→ Given information
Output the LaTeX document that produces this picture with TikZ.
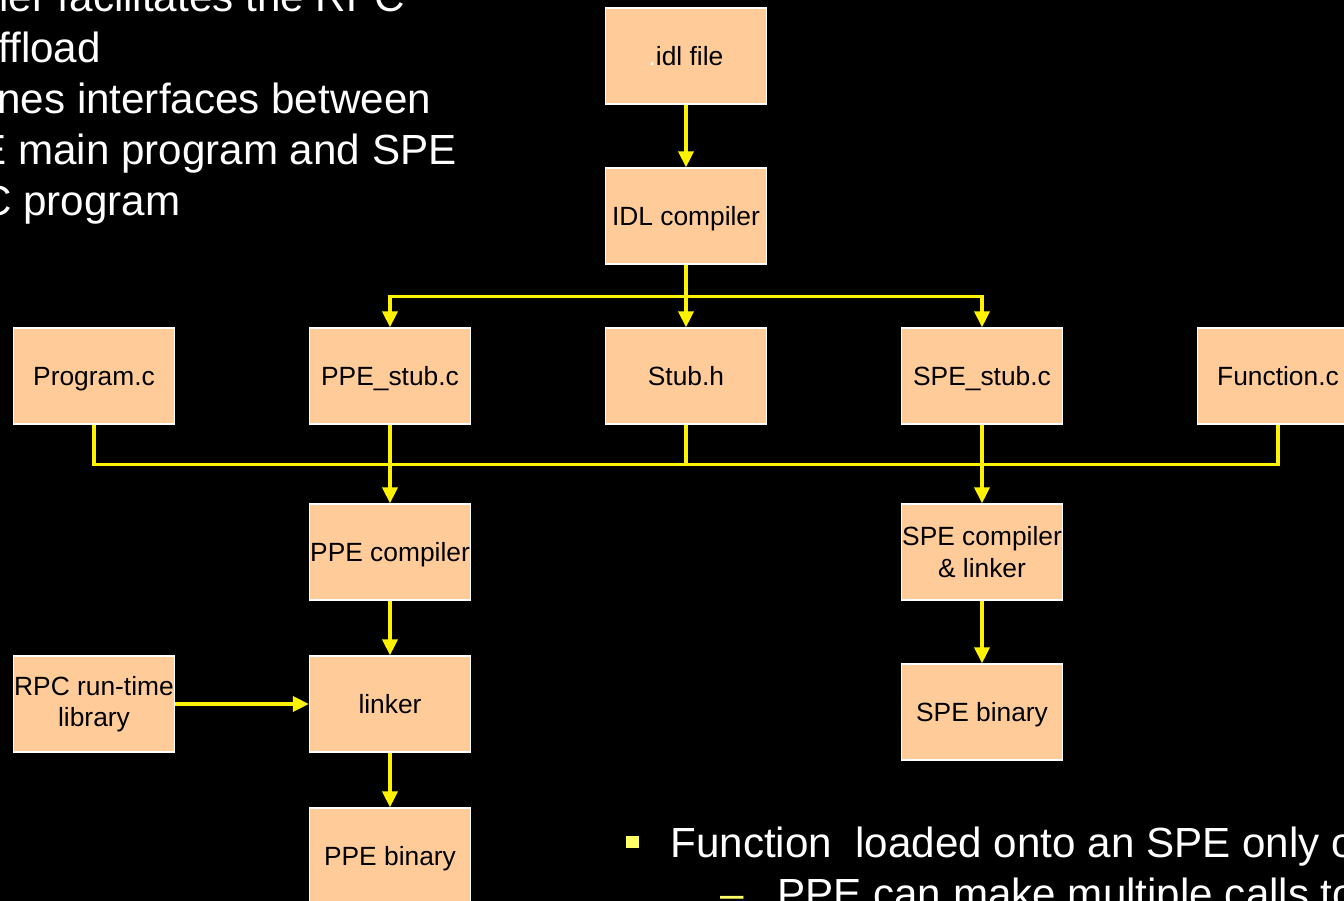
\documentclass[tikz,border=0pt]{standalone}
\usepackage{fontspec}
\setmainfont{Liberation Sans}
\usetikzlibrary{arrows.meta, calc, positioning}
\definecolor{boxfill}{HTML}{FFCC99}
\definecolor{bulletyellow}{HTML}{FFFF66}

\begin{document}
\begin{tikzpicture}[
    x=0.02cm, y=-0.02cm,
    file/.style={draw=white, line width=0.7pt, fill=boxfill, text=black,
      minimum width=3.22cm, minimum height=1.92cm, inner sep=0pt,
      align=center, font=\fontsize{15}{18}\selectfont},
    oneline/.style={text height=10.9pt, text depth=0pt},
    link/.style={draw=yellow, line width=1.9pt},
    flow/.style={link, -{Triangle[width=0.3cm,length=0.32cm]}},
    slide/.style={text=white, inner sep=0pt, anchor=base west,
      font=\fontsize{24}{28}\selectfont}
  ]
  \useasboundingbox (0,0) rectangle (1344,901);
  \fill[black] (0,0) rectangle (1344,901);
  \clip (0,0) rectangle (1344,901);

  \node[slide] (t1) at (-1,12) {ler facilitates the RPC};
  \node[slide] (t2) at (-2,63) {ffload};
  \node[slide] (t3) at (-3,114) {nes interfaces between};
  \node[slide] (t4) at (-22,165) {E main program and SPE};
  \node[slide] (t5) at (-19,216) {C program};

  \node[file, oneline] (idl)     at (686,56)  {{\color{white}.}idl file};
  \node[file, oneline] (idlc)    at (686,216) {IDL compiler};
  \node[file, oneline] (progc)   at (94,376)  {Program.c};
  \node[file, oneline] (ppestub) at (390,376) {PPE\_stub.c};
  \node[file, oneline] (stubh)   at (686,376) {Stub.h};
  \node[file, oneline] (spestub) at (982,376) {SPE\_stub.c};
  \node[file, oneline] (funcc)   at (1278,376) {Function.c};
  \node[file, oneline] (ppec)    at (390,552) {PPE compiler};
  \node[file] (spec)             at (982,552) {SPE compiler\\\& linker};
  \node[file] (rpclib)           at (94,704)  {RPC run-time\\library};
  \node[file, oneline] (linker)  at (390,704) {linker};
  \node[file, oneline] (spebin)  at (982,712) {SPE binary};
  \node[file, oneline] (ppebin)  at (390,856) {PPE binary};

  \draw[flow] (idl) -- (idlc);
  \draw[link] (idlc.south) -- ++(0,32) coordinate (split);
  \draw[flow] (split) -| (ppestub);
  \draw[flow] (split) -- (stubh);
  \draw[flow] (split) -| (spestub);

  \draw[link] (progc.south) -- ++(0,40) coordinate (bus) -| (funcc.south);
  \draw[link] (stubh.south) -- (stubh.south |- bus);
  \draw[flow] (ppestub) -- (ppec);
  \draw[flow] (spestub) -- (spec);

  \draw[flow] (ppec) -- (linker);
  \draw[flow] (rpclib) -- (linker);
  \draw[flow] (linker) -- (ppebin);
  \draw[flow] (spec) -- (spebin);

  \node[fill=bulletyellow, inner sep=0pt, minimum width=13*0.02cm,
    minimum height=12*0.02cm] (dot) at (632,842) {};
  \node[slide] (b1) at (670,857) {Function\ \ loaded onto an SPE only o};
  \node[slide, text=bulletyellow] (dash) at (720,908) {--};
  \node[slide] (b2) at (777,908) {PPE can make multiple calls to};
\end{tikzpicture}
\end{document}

→ Task directions
Reproduce the data above word for word from its first line through the line that holds "(split) -| (spestub);", both ends included; skip pictures.

→ Finished answer
Output the LaTeX document that produces this picture with TikZ.
\documentclass[tikz,border=0pt]{standalone}
\usepackage{fontspec}
\setmainfont{Liberation Sans}
\usetikzlibrary{arrows.meta, calc, positioning}
\definecolor{boxfill}{HTML}{FFCC99}
\definecolor{bulletyellow}{HTML}{FFFF66}

\begin{document}
\begin{tikzpicture}[
    x=0.02cm, y=-0.02cm,
    file/.style={draw=white, line width=0.7pt, fill=boxfill, text=black,
      minimum width=3.22cm, minimum height=1.92cm, inner sep=0pt,
      align=center, font=\fontsize{15}{18}\selectfont},
    oneline/.style={text height=10.9pt, text depth=0pt},
    link/.style={draw=yellow, line width=1.9pt},
    flow/.style={link, -{Triangle[width=0.3cm,length=0.32cm]}},
    slide/.style={text=white, inner sep=0pt, anchor=base west,
      font=\fontsize{24}{28}\selectfont}
  ]
  \useasboundingbox (0,0) rectangle (1344,901);
  \fill[black] (0,0) rectangle (1344,901);
  \clip (0,0) rectangle (1344,901);

  \node[slide] (t1) at (-1,12) {ler facilitates the RPC};
  \node[slide] (t2) at (-2,63) {ffload};
  \node[slide] (t3) at (-3,114) {nes interfaces between};
  \node[slide] (t4) at (-22,165) {E main program and SPE};
  \node[slide] (t5) at (-19,216) {C program};

  \node[file, oneline] (idl)     at (686,56)  {{\color{white}.}idl file};
  \node[file, oneline] (idlc)    at (686,216) {IDL compiler};
  \node[file, oneline] (progc)   at (94,376)  {Program.c};
  \node[file, oneline] (ppestub) at (390,376) {PPE\_stub.c};
  \node[file, oneline] (stubh)   at (686,376) {Stub.h};
  \node[file, oneline] (spestub) at (982,376) {SPE\_stub.c};
  \node[file, oneline] (funcc)   at (1278,376) {Function.c};
  \node[file, oneline] (ppec)    at (390,552) {PPE compiler};
  \node[file] (spec)             at (982,552) {SPE compiler\\\& linker};
  \node[file] (rpclib)           at (94,704)  {RPC run-time\\library};
  \node[file, oneline] (linker)  at (390,704) {linker};
  \node[file, oneline] (spebin)  at (982,712) {SPE binary};
  \node[file, oneline] (ppebin)  at (390,856) {PPE binary};

  \draw[flow] (idl) -- (idlc);
  \draw[link] (idlc.south) -- ++(0,32) coordinate (split);
  \draw[flow] (split) -| (ppestub);
  \draw[flow] (split) -- (stubh);
  \draw[flow] (split) -| (spestub);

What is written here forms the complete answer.